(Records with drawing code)
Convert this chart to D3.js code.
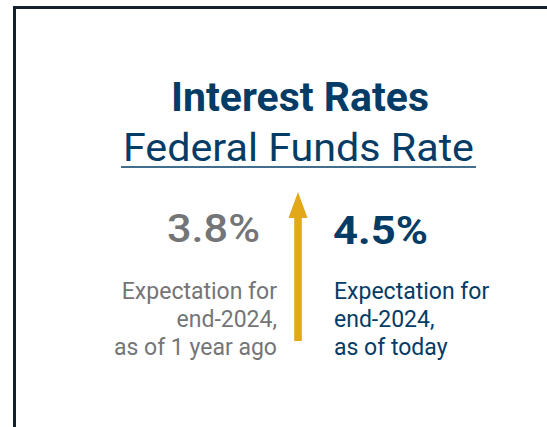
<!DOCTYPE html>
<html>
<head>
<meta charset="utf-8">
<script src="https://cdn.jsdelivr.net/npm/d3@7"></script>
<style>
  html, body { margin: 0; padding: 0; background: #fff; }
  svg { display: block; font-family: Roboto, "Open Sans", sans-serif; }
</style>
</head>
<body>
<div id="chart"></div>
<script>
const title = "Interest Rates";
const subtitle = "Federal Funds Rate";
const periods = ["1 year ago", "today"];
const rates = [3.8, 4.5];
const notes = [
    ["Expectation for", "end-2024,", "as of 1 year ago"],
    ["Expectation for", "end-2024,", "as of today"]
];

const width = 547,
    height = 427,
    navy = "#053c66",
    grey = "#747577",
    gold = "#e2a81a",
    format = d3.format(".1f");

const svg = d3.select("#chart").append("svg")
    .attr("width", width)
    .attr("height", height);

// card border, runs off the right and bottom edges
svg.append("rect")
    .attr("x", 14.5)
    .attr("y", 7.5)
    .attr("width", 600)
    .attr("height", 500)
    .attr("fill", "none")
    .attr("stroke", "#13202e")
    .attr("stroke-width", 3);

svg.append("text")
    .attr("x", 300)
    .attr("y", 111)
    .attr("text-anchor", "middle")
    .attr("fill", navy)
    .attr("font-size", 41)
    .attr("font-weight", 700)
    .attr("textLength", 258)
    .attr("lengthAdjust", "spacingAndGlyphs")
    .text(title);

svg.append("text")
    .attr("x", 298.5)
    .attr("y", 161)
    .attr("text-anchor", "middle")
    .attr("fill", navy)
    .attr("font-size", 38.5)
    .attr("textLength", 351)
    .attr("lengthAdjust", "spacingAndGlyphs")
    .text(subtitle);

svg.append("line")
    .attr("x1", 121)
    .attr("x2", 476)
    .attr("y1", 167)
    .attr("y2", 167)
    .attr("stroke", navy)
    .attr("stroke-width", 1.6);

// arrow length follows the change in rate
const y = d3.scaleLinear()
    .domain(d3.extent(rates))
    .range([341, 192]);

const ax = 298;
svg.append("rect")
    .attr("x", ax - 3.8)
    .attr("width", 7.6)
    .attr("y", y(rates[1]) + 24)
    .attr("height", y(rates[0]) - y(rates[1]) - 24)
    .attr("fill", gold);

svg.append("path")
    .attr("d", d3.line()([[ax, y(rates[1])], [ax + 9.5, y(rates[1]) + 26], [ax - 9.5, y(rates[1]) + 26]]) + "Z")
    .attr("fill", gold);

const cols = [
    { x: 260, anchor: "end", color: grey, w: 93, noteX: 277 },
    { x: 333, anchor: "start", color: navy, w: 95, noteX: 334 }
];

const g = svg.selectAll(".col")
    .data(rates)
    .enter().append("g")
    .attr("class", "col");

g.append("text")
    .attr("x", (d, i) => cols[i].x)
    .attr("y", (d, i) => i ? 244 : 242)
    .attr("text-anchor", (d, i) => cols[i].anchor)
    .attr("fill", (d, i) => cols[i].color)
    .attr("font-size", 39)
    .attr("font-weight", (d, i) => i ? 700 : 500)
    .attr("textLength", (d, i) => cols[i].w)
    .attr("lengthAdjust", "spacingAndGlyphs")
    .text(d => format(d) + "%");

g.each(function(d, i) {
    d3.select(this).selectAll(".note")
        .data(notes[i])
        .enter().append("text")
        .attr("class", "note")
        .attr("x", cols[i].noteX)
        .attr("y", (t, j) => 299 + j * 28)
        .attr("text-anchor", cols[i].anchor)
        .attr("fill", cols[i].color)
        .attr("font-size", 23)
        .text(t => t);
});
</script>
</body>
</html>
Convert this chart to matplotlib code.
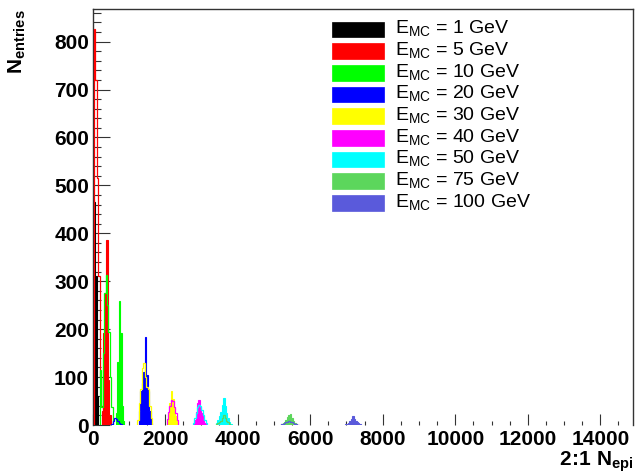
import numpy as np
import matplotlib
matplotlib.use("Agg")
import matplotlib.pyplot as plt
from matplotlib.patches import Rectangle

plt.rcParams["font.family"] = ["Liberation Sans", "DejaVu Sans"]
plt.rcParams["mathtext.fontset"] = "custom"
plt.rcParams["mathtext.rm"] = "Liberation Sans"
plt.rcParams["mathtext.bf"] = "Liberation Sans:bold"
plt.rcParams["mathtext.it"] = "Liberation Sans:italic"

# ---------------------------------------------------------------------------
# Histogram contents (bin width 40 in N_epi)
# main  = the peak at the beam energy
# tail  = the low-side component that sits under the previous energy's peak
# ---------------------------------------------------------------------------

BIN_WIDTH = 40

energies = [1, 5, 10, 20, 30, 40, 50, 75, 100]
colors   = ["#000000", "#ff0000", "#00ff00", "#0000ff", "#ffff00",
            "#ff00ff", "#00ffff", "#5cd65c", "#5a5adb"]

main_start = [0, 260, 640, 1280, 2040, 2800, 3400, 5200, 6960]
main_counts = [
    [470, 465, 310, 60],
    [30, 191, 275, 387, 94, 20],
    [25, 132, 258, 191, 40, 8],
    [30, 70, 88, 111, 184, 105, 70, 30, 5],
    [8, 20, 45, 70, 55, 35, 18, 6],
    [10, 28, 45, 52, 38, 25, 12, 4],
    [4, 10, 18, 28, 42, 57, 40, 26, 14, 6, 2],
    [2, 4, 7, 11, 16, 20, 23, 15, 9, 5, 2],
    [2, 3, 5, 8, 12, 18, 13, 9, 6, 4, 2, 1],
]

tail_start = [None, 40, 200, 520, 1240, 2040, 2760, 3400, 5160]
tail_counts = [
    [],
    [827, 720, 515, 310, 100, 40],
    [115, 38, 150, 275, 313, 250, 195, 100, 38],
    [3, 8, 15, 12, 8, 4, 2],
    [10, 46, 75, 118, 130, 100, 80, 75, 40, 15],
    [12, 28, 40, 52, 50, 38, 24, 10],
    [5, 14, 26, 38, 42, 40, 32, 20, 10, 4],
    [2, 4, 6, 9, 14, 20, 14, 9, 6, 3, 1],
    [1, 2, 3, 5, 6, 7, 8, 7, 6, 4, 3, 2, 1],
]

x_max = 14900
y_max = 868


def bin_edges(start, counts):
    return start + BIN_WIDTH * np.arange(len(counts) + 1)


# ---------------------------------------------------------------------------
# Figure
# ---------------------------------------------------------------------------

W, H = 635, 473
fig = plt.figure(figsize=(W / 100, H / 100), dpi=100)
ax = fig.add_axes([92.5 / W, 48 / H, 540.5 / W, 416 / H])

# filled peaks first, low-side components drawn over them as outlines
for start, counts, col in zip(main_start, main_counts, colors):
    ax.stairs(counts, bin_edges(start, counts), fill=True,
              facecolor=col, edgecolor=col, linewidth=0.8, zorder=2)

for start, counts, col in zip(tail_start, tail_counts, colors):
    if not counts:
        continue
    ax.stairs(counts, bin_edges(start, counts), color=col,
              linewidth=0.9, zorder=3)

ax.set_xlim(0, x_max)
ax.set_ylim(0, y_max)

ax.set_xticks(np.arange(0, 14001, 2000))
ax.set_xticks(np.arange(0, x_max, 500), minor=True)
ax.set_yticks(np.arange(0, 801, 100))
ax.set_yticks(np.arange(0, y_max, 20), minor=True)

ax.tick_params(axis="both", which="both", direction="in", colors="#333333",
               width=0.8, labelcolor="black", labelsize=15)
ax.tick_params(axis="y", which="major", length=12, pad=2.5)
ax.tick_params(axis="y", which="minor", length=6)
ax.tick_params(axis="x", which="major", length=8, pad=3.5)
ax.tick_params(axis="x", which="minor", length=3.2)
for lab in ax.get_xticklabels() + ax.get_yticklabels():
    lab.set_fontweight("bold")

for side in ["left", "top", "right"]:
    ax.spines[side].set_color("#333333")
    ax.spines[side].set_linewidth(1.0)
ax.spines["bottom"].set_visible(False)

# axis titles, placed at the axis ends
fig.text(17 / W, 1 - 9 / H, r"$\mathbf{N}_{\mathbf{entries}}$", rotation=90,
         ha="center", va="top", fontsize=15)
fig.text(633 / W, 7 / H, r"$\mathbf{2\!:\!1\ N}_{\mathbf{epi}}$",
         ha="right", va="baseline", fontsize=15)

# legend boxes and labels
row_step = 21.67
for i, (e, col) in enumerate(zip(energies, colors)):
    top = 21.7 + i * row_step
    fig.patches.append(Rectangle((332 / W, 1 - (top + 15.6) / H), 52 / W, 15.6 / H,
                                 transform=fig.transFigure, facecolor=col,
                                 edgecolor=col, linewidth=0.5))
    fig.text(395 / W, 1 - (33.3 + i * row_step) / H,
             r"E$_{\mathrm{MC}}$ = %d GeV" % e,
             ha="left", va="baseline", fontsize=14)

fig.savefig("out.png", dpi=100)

◆ Set exercise ◆
Repeat only the lines from the one with "Convert this chart to matplotlib code." down to the one with "BIN_WIDTH = 40", word for word and both included, and leave the pictures out.

◆ Result below ◆
Convert this chart to matplotlib code.
import numpy as np
import matplotlib
matplotlib.use("Agg")
import matplotlib.pyplot as plt
from matplotlib.patches import Rectangle

plt.rcParams["font.family"] = ["Liberation Sans", "DejaVu Sans"]
plt.rcParams["mathtext.fontset"] = "custom"
plt.rcParams["mathtext.rm"] = "Liberation Sans"
plt.rcParams["mathtext.bf"] = "Liberation Sans:bold"
plt.rcParams["mathtext.it"] = "Liberation Sans:italic"

# ---------------------------------------------------------------------------
# Histogram contents (bin width 40 in N_epi)
# main  = the peak at the beam energy
# tail  = the low-side component that sits under the previous energy's peak
# ---------------------------------------------------------------------------

BIN_WIDTH = 40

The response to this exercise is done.